Белая карета - страница 2



– Какая прелесть… Вы их собираете?

– Собирал когда-то… Осторожней, я давно не вытирал их от пыли. Это всё копии настоящих. Этот, который вы сейчас тронули, как раз был первым, я упросил отца его купить в Берне, хотя в то время советские люди не любили тратить иностранные франки на всякую ерунду. Мне было тем летом, постойте-ка… тринадцать, я ездил к родителям на каникулы в Швейцарию, отец работал в женевском офисе ООН. А вон тот из Англии, мне его привез один приятель, но это уже, наверное, в восемьдесят третьем, меня тогда выперли из МГИМО, а он, наоборот, начал ездить за бугор… Отдать их некому, сын уже взрослый, а выбросить тоже не поднимается рука. Хотите, я вам подарю какой-нибудь?

– Нет, спасибо, – сказала она с сожалением, – вот этот мне очень нравится, но сейчас у меня у самой нет дома, где его поставить. Так это ваша квартира?

– Дедова, но я сдал ее французу, а сам живу на даче теперь.

– Понятно, – сказала она, гася в пепельнице окурок. – Вкусные сигареты, не то что у нас продают, хотя натощак такие не покуришь. Это он вам привозит?

– У них в посольстве есть свой магазин.

– Дайте, что ли, еще одну.

– Ой, я же собирался полить цветы!.. – вспомнил я, протягивая ей голубую пачку. – А он там – ничего?

– У нас всегда все операции по плану, – сказала она и крикнула в спальню, по-хозяйски приоткрыв дверь: – Тома, еще три минуты, окей?

Она снова опустилась в кресло и потянулась за книжкой, которую я забыл тут, на столе, наверное, полгода назад, а Анри по нашему негласному уговору в эту комнату не заходил.

– «Naissance de la Clinique»… «Рождение клиники» – я правильно перевела?
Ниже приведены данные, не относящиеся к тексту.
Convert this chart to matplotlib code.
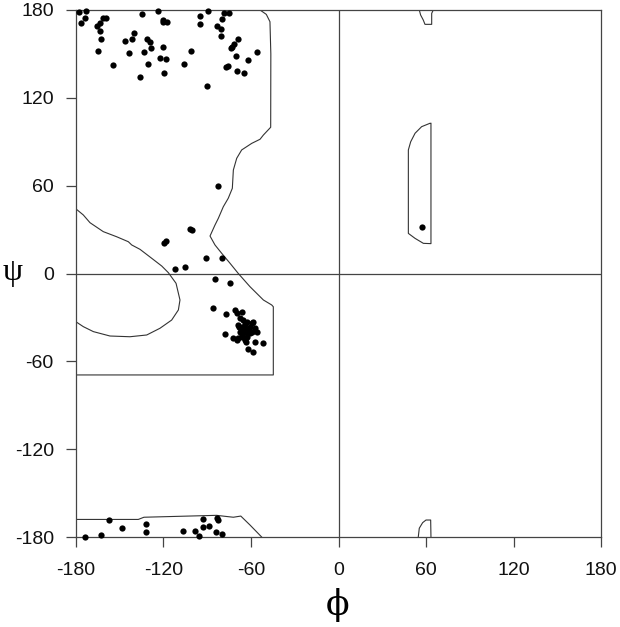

Вы тоже имеете какое-то отношение к медицине?

– Нет, что вы, я просто переводчик, – объяснил я, поливая дедов фикус из лейки, – я ее оставлял тут, чтобы вода отстоялась. – И там не совсем медицина, хотя много про историю больниц во Франции. Но все-таки это больше философия – Мишель Фуко.

– Фуко – это который маятник?

– Нет, это другой. Философ второй половины прошлого века. Ах да, он получил еще и диплом по психопатологии.

– Интересная книжка? О чем там?

– В двух словах не объяснишь. В общем, клиника в современном смысле появилась в конце восемнадцатого века, а до этого болезнь понимали больше умозрительно и как бы саму по себе, отдельно от человека. Фуко интересует как раз то, что есть общего между вашей и моей профессией: значение слов, аппарата. Чтобы понять болезнь, надо сначала ее описать.

– Да, это важно, – сказала она. – Это можно прочесть по-русски?

– Есть перевод, но он не очень нравится. Я сейчас как раз перевожу ее заново.

Я уже вылил всю лейку, и мне надо было сходить на кухню набрать новую. Мне не хотелось, чтобы она узнала, чем мы с Анри занимаемся на самом деле. Хотя тогда я не думал, что мы с ней еще увидимся. Правды ради, Фуко и Бодрийяра я тоже перевожу, но на это нельзя прожить.

– Так над чем он так ржал?

– Кто, Фуко?.. А, вы имеете в виду Анри!.. У вас довольно хорошее произношение, но это слово, если быть точным, переводится как… Ну, хм…

– Жопа?

– Скорее так. Но это точно не клиническая терминология.

– Ладно, пошли, – сказала она, вставая и сминая окурок. – Пора уже нести, ему сейчас хорошо, ни фига не больно…

Выходя за ней с лейкой, я еще удивился, какая у нее прямая спина – как у всадницы на одной из тех дедовых картин, которые теперь пылятся на чердаке на даче. Образ – все в конце концов только образ, гештальт, завораживающий до тех пор, пока жизнь не стукнет нас мордой о стену настоящего. Но образ всякий раз появляется в каком-то обрамлении, в рамке обстоятельств времени и места, и все это он потом тащит за собой, и мы сами тоже оказываемся навсегда вписаны в эту рамку, даже если образ оказался не тот.